Task details » Search the records for "document" and copy each line that holds it.
------------------------------------------------------------------------
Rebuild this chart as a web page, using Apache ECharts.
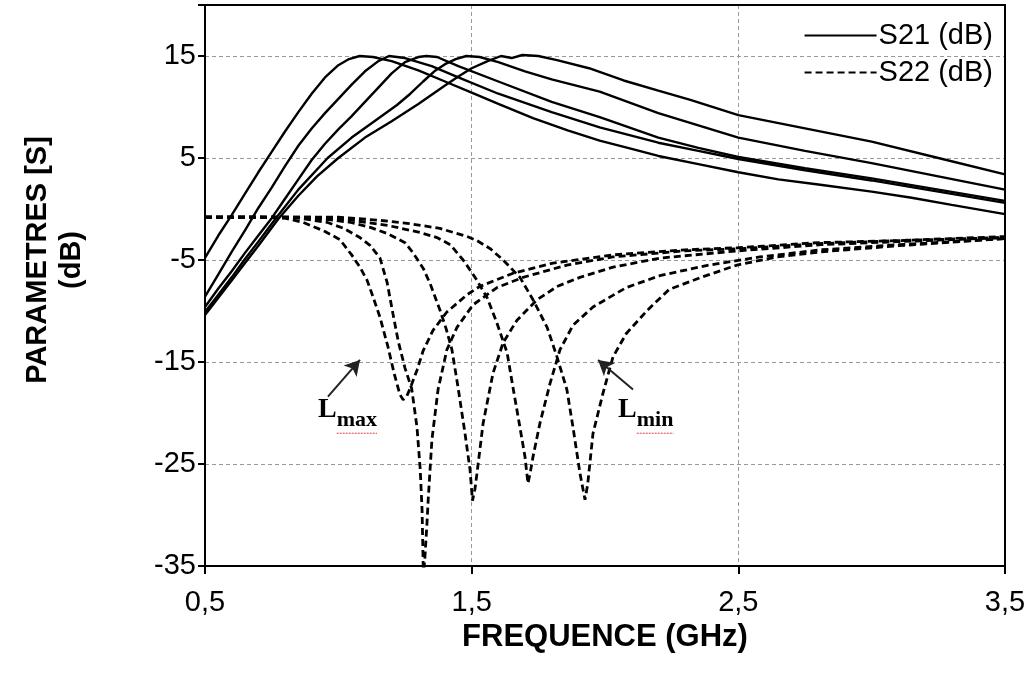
<!DOCTYPE html>
<html><head><meta charset="utf-8">
<script src="https://cdn.jsdelivr.net/npm/echarts@6/dist/echarts.min.js"></script>
<style>html,body{margin:0;padding:0;background:#fff}#c{width:1030px;height:674px}</style>
</head><body><div id="c"></div>
<script>
// ---- data: [frequency GHz, dB] ----
const s21_1 = [[0.5,-4.8],[0.55,-2.6],[0.6,-0.6],[0.65,1.5],[0.7,3.6],[0.75,5.6],[0.8,7.6],[0.85,9.5],[0.9,11.3],[0.95,12.9],[1.0,14.1],[1.04,14.7],[1.08,15.0],[1.13,14.9],[1.2,14.5],[1.3,13.6],[1.4,12.5],[1.5,11.4],[1.6,10.3],[1.73,8.9],[1.86,7.7],[1.98,6.7],[2.1,5.9],[2.2,5.2],[2.35,4.4],[2.5,3.6],[2.65,2.9],[2.8,2.4],[3.0,1.7],[3.15,1.1],[3.3,0.4],[3.5,-0.5]];
const s21_2 = [[0.5,-8.6],[0.55,-6.4],[0.6,-4.2],[0.65,-2.1],[0.7,0.1],[0.75,2.1],[0.8,4.2],[0.85,6.2],[0.9,7.9],[0.95,9.4],[1.0,10.8],[1.05,12.2],[1.1,13.5],[1.15,14.5],[1.19,15.0],[1.25,14.8],[1.35,14.0],[1.45,12.9],[1.6,11.3],[1.8,9.5],[1.98,8.0],[2.2,6.5],[2.35,5.7],[2.5,4.9],[2.75,3.8],[3.0,2.8],[3.25,1.7],[3.5,0.6]];
const s21_3 = [[0.5,-9.6],[0.55,-7.8],[0.6,-6.1],[0.65,-4.3],[0.7,-2.6],[0.75,-0.9],[0.8,1.0],[0.85,2.9],[0.9,4.8],[0.95,6.4],[1.0,7.8],[1.05,9.1],[1.1,10.5],[1.15,11.9],[1.2,13.3],[1.25,14.4],[1.3,14.9],[1.33,15.0],[1.37,14.9],[1.45,14.0],[1.6,12.5],[1.8,10.5],[1.98,9.0],[2.2,7.0],[2.35,6.0],[2.5,5.1],[2.75,4.0],[3.0,3.0],[3.25,1.9],[3.5,0.8]];
const s21_4 = [[0.5,-10.1],[0.55,-8.4],[0.6,-6.7],[0.65,-4.9],[0.7,-3.2],[0.763,-1.0],[0.85,1.9],[0.96,5.0],[1.05,7.0],[1.13,8.5],[1.22,10.2],[1.27,11.3],[1.318,12.5],[1.36,13.5],[1.4,14.2],[1.44,14.7],[1.48,15.0],[1.53,14.9],[1.6,14.4],[1.7,13.5],[1.8,12.7],[1.98,11.5],[2.2,9.4],[2.35,8.2],[2.5,7.0],[2.75,5.7],[3.0,4.5],[3.25,3.2],[3.5,1.9]];
const s21_5 = [[0.5,-10.4],[0.55,-8.7],[0.6,-7.0],[0.65,-5.3],[0.7,-3.6],[0.774,-1.0],[0.85,1.3],[0.92,3.2],[1.0,5.0],[1.1,7.0],[1.2,8.6],[1.3,10.3],[1.4,12.1],[1.45,13.0],[1.5,13.8],[1.56,14.5],[1.61,15.0],[1.65,14.8],[1.69,15.1],[1.75,15.0],[1.82,14.6],[1.94,13.8],[2.07,12.6],[2.2,11.6],[2.32,10.7],[2.5,9.2],[2.75,7.9],[3.0,6.6],[3.25,5.0],[3.5,3.4]];

const s22_1 = [[0.5,-0.8],[0.6,-0.8],[0.7,-0.8],[0.8,-0.9],[0.867,-1.3],[0.95,-2.2],[1.006,-3.0],[1.05,-4.5],[1.081,-5.7],[1.108,-7.0],[1.13,-8.6],[1.156,-10.6],[1.186,-13.5],[1.21,-16.2],[1.231,-18.2],[1.243,-18.7],[1.256,-18.4],[1.269,-17.6],[1.295,-15.8],[1.318,-13.9],[1.355,-11.9],[1.407,-10.1],[1.483,-8.4],[1.53,-7.6],[1.655,-6.3],[1.805,-5.3],[2.03,-4.5],[2.3,-4.0],[2.5,-3.8],[2.8,-3.3],[3.1,-3.1],[3.5,-2.7]];
const s22_2 = [[0.5,-0.8],[0.7,-0.8],[0.85,-0.9],[0.957,-1.3],[1.02,-1.9],[1.081,-2.8],[1.12,-3.6],[1.156,-4.8],[1.183,-7.2],[1.205,-10.3],[1.225,-13.0],[1.25,-15.6],[1.275,-17.6],[1.295,-21.4],[1.307,-25.5],[1.314,-29.5],[1.319,-36],[1.325,-34],[1.332,-31],[1.337,-28.5],[1.351,-22.6],[1.374,-17.7],[1.407,-13.8],[1.445,-11.6],[1.505,-9.4],[1.595,-7.7],[1.693,-6.7],[1.857,-5.5],[2.03,-4.7],[2.3,-4.1],[2.5,-3.9],[2.8,-3.4],[3.1,-3.1],[3.5,-2.8]];
const s22_3 = [[0.5,-0.8],[0.8,-0.8],[0.95,-1.0],[1.044,-1.3],[1.12,-1.8],[1.183,-2.4],[1.25,-3.3],[1.28,-4.3],[1.318,-5.8],[1.344,-7.3],[1.381,-9.9],[1.405,-11.8],[1.426,-13.8],[1.449,-17.5],[1.475,-22],[1.494,-25.6],[1.503,-28.6],[1.512,-27.5],[1.52,-25.9],[1.543,-21],[1.58,-16.1],[1.618,-13.1],[1.67,-10.9],[1.745,-8.9],[1.82,-7.6],[1.906,-6.7],[2.03,-5.7],[2.21,-4.8],[2.5,-4.1],[2.81,-3.5],[3.1,-3.2],[3.5,-2.8]];
const s22_4 = [[0.5,-0.8],[0.9,-0.8],[1.05,-1.1],[1.183,-1.6],[1.306,-2.3],[1.37,-2.8],[1.42,-3.5],[1.468,-5.0],[1.5,-6.2],[1.52,-7.0],[1.558,-8.7],[1.595,-11.2],[1.633,-14.1],[1.655,-17.5],[1.681,-21.4],[1.70,-24.3],[1.711,-26.9],[1.72,-25.8],[1.73,-24.3],[1.756,-21],[1.794,-17.1],[1.831,-13.8],[1.88,-11.4],[1.955,-9.6],[2.08,-7.7],[2.21,-6.5],[2.39,-5.5],[2.58,-4.7],[2.81,-4.0],[3.1,-3.5],[3.5,-2.9]];
const s22_5 = [[0.5,-0.8],[1.0,-0.8],[1.15,-1.1],[1.258,-1.4],[1.381,-1.9],[1.483,-2.7],[1.52,-3.1],[1.57,-3.9],[1.618,-5.0],[1.681,-6.7],[1.73,-8.9],[1.783,-11.6],[1.82,-14.5],[1.857,-17.7],[1.88,-21.4],[1.906,-25.9],[1.925,-28.5],[1.935,-27],[1.955,-22],[1.993,-18],[2.03,-14.5],[2.08,-12.2],[2.16,-9.9],[2.24,-7.9],[2.36,-6.7],[2.495,-5.5],[2.645,-4.7],[2.81,-4.2],[3.1,-3.6],[3.5,-2.9]];

const legendNames = ['S21 (dB)', 'S22 (dB)'];
const xTitle = 'FREQUENCE (GHz)';
const yTitle = 'PARAMETRES [S]\n(dB)';
// annotations (data coordinates)
const annotations = [
  {main:'L', sub:'max', textAt:[0.924,-21.1], arrowFrom:[0.961,-18.4], arrowTo:[1.081,-14.8]},
  {main:'L', sub:'min', textAt:[2.049,-21.1], arrowFrom:[2.105,-17.7], arrowTo:[1.974,-14.8]}
];

const FONT = "Arial, 'Liberation Sans', sans-serif";
const SERIF = "'Times New Roman', 'Liberation Serif', serif";
const chart = echarts.init(document.getElementById('c'), null, {renderer:'canvas'});

function mk21(d){ return {name:legendNames[0], type:'line', data:d, symbol:'none', silent:true, z:3,
  lineStyle:{color:'#000', width:2.4, type:'solid'}, itemStyle:{color:'#000'}}; }
function mk22(d){ return {name:legendNames[1], type:'line', data:d, symbol:'none', silent:true, z:3,
  lineStyle:{color:'#000', width:2.8, type:[7,4]}, itemStyle:{color:'#000'}}; }

const series = [s21_1,s21_2,s21_3,s21_4,s21_5].map(mk21).concat([s22_1,s22_2,s22_3,s22_4,s22_5].map(mk22));
series.push({name:'arrows', type:'line', data:[], silent:true, z:4,
  markLine:{silent:true, animation:false, symbol:['none','arrow'], symbolSize:[13,15],
    lineStyle:{color:'#222', width:2, type:'solid'}, label:{show:false},
    emphasis:{disabled:true},
    data: annotations.map(a=>[{coord:a.arrowFrom},{coord:a.arrowTo}])}});

const frameAxis = {axisLine:{show:true, onZero:false, lineStyle:{color:'#000', width:2}},
  axisTick:{show:false}, axisLabel:{show:false}, splitLine:{show:false}};

chart.setOption({
  animation:false,
  backgroundColor:'#fff',
  grid:{left:205, right:25, top:5, bottom:108, show:false, containLabel:false},
  legend:{data:legendNames, orient:'vertical', right:32, top:16, itemWidth:72, itemHeight:14, itemGap:8,
    itemStyle:{opacity:0},
    textStyle:{fontFamily:FONT, fontSize:29, color:'#000', padding:[0,0,0,-3]}, selectedMode:false},
  xAxis:[{type:'value', min:0.5, max:3.5, interval:1,
    axisLine:{show:true, onZero:false, lineStyle:{color:'#000', width:2}},
    axisTick:{show:true, length:8, lineStyle:{color:'#000', width:2}},
    splitLine:{show:true, lineStyle:{color:'#999', width:1, type:[4,3]}},
    axisLabel:{color:'#000', fontFamily:FONT, fontSize:29, margin:22, formatter:v=>String(v).replace('.',',')},
    name:xTitle, nameLocation:'middle', nameGap:52,
    nameTextStyle:{fontFamily:FONT, fontSize:31, fontWeight:'bold', color:'#000'}},
    Object.assign({type:'value', min:0.5, max:3.5, position:'top'}, frameAxis)],
  yAxis:[{type:'value', min:-35, max:20, interval:10,
    axisLine:{show:true, onZero:false, lineStyle:{color:'#000', width:2}},
    axisTick:{show:true, length:7, lineStyle:{color:'#000', width:2}},
    splitLine:{show:true, lineStyle:{color:'#999', width:1, type:[4,3]}},
    axisLabel:{color:'#000', fontFamily:FONT, fontSize:29, margin:9, formatter:v=> v===20 ? '' : String(v)}},
    Object.assign({type:'value', min:-35, max:20, position:'right'}, frameAxis)],
  series: series
});

// text annotations and y title
const ctx = document.createElement('canvas').getContext('2d');
const mainFont = "bold 28px " + SERIF;
const subFont = "bold 22px " + SERIF;
const graphics = [];
annotations.forEach(a=>{
  const p = chart.convertToPixel({gridIndex:0}, a.textAt);
  ctx.font = mainFont; const wL = ctx.measureText(a.main).width;
  ctx.font = subFont; const wS = ctx.measureText(a.sub).width;
  graphics.push({type:'text', x:p[0], y:p[1], silent:true, style:{text:a.main, font:mainFont, fill:'#000', verticalAlign:'bottom'}});
  graphics.push({type:'text', x:p[0]+wL, y:p[1]+7, silent:true, style:{text:a.sub, font:subFont, fill:'#000', verticalAlign:'bottom'}});
  graphics.push({type:'line', silent:true, shape:{x1:p[0]+wL, y1:p[1]+9, x2:p[0]+wL+wS, y2:p[1]+9}, style:{stroke:'#e04040', lineWidth:1, lineDash:[2,1]}});
});
graphics.push({type:'text', x:55, y:260, rotation:Math.PI/2, silent:true,
  style:{text:yTitle, font:"bold 29px " + FONT, fill:'#000', align:'center', verticalAlign:'middle', lineHeight:34}});
chart.setOption({graphic:graphics});
</script></body></html>
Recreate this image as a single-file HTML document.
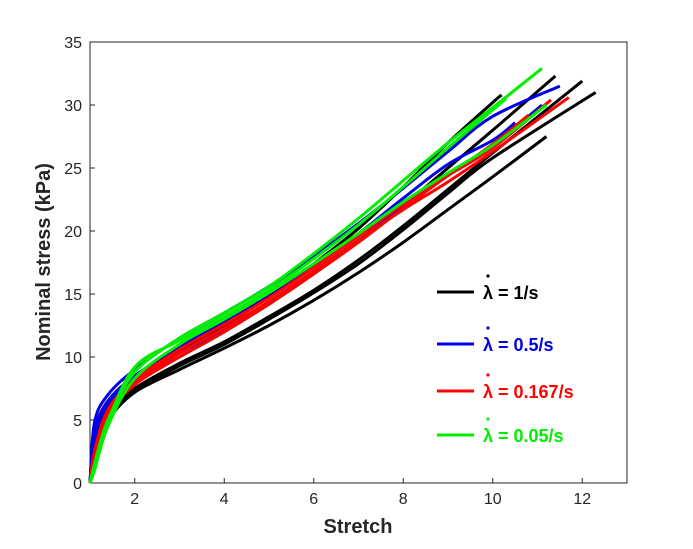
<!DOCTYPE html>
<html><head><meta charset="utf-8"><style>
body{margin:0;background:#fff;font-family:"Liberation Sans",Arial,sans-serif}
svg text{font-family:"Liberation Sans",Arial,sans-serif}
</style></head><body>
<svg id="chart" width="693" height="544" viewBox="0 0 693 544"></svg>
<script>
const stretch=[1,1.1,1.4,2,3,4,5,6,7,8,9,10];
const blackA=[0,4,6.5,8,10.5,12.5,14.8,17.4,20.2,23.5,27,30.2];
const blackB=[0,3.5,6,8,10,12,14.2,16.6,19.2,22,25,28];
const blackC=[0,3,5.5,7.5,9.5,11.2,13.2,15.3,17.7,20.4,23.3,26.2];
const blackD=[0,2.5,5.5,7.3,9.3,11,13,15.1,17.4,20.1,23,25.8];
const blackE=[0,2.5,5,7.2,9,10.7,12.5,14.5,16.7,19.1,21.7,24.3];
const blueA=[0,4.8,7,9,11.5,13.5,15.6,18,20.6,23.4,26.3,29.1];
const blueB=[0,4,6.5,8.5,10.8,12.8,15,17.3,19.8,22.6,25.3,27.2];
const blueC=[0,3.5,6.3,8.2,10.3,12.2,14.4,16.8,19.3,21.9,24.5,26.8];
const redA=[0,2,5.5,8,10.3,12.3,14.4,16.8,19.3,21.7,23.9,26.3];
const redB=[0,2.5,5.8,8.2,10.6,12.6,14.7,17.1,19.6,22.1,24.4,26.6];
const redC=[0,1.8,5.3,7.8,10,12,14.2,16.6,19.1,21.8,24.4,26.9];
const greenA=[0,1.5,5,8.8,11.5,13.5,15.6,18.2,21,24,27,29.8];
const greenB=[0,1,4.5,8.3,11,13,15.1,17.4,19.8,22.3,24.6,26.8];
const greenC=[0,1.2,4.8,9.2,11.3,13.2,15.3,17.8,20.5,23.5,26.6,29.6];
const endX=[10.2,11.4,12,12.3,11.2,11.5,10.5,11.1,11.7,11.3,10.8,11.1,11.2,10.3];
const endY=[30.8,32.3,31.9,31.0,27.5,31.5,28.6,30.0,30.6,30.4,29.2,32.9,30.0,30.5];
const curveSets=[blackA,blackB,blackC,blackD,blackE,blueA,blueB,blueC,redA,redB,redC,greenA,greenB,greenC];
const curveColors=['#000','#000','#000','#000','#000','#0000e6','#0000e6','#0000e6','#ff0000','#ff0000','#ff0000','#00ee00','#00ee00','#00ee00'];
const xTicks=[2,4,6,8,10,12];
const yTicks=[0,5,10,15,20,25,30,35];
const legendLabels=['1/s','0.5/s','0.167/s','0.05/s'];
const legendColors=['#000','#0000e6','#ff0000','#00ee00'];

const L=90,R=627,T=42,B=483,xMin=1,xMax=13,yMin=0,yMax=35;
const sx=v=>L+(v-xMin)/(xMax-xMin)*(R-L);
const sy=v=>B-(v-yMin)/(yMax-yMin)*(B-T);
const svg=document.getElementById('chart');
const NS='http://www.w3.org/2000/svg';
function mk(tag,attrs,parent){const e=document.createElementNS(NS,tag);for(const k in attrs)e.setAttribute(k,attrs[k]);(parent||svg).appendChild(e);return e;}

const box=mk('rect',{x:L,y:T,width:R-L,height:B-T,fill:'#fff',stroke:'#262626','stroke-width':1});



xTicks.forEach(t=>{
  const ln=mk('line',{x1:sx(t),x2:sx(t),y1:B,y2:B-5,stroke:'#262626'});
  
  
  const tx=mk('text',{x:sx(t),y:B+21,'text-anchor':'middle','font-size':16,fill:'#262626'});
  tx.textContent=t;
  
  
});
yTicks.forEach(t=>{
  const ln=mk('line',{x1:L,x2:L+5,y1:sy(t),y2:sy(t),stroke:'#262626'});
  
  
  const tx=mk('text',{x:L-8,y:sy(t)+6,'text-anchor':'end','font-size':16,fill:'#262626'});
  tx.textContent=t;
  
  
});
const xl=mk('text',{x:358,y:533,'text-anchor':'middle','font-size':20,'font-weight':'bold',fill:'#262626'});
xl.textContent='Stretch';


const yl=mk('text',{x:0,y:0,transform:'translate(50,262) rotate(-90)','text-anchor':'middle','font-size':20,'font-weight':'bold',fill:'#262626'});
yl.textContent='Nominal stress (kPa)';



function smooth(pts){
  let d='M'+pts[0][0]+','+pts[0][1];
  for(let i=0;i<pts.length-1;i++){
    const p0=pts[Math.max(0,i-1)],p1=pts[i],p2=pts[i+1],p3=pts[Math.min(pts.length-1,i+2)];
    const c1=[p1[0]+(p2[0]-p0[0])/6,p1[1]+(p2[1]-p0[1])/6];
    const c2=[p2[0]-(p3[0]-p1[0])/6,p2[1]-(p3[1]-p1[1])/6];
    d+=' C'+c1[0]+','+c1[1]+' '+c2[0]+','+c2[1]+' '+p2[0]+','+p2[1];
  }
  return d;
}
curveSets.forEach((ys,i)=>{
  const pts=stretch.map((x,j)=>[sx(x),sy(ys[j])]);
  pts.push([sx(endX[i]),sy(endY[i])]);
  const p=mk('path',{d:smooth(pts),fill:'none',stroke:curveColors[i],'stroke-width':3,'stroke-linejoin':'round'});
  
  
});

const legY=[292,344,391,435];
legendLabels.forEach((lab,i)=>{
  const ln=mk('line',{x1:437,x2:474,y1:legY[i],y2:legY[i],stroke:legendColors[i],'stroke-width':3});
  
  
  const tx=mk('text',{x:483,y:legY[i]+7,'font-size':18,'font-weight':'bold',fill:legendColors[i]});
  tx.textContent='λ = '+lab;
  
  
  const dot=mk('circle',{cx:488,cy:legY[i]-16,r:1.6,fill:legendColors[i]});
  
  
});
</script>
</body></html>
------------------------------------------------------------------------
Response to this task »
const chart = echarts.init(document.getElementById('c'), null, {renderer:'canvas'});
const ctx = document.createElement('canvas').getContext('2d');
Recreate this image as a single-file HTML document.
const svg=document.getElementById('chart');
function mk(tag,attrs,parent){const e=document.createElementNS(NS,tag);for(const k in attrs)e.setAttribute(k,attrs[k]);(parent||svg).appendChild(e);return e;}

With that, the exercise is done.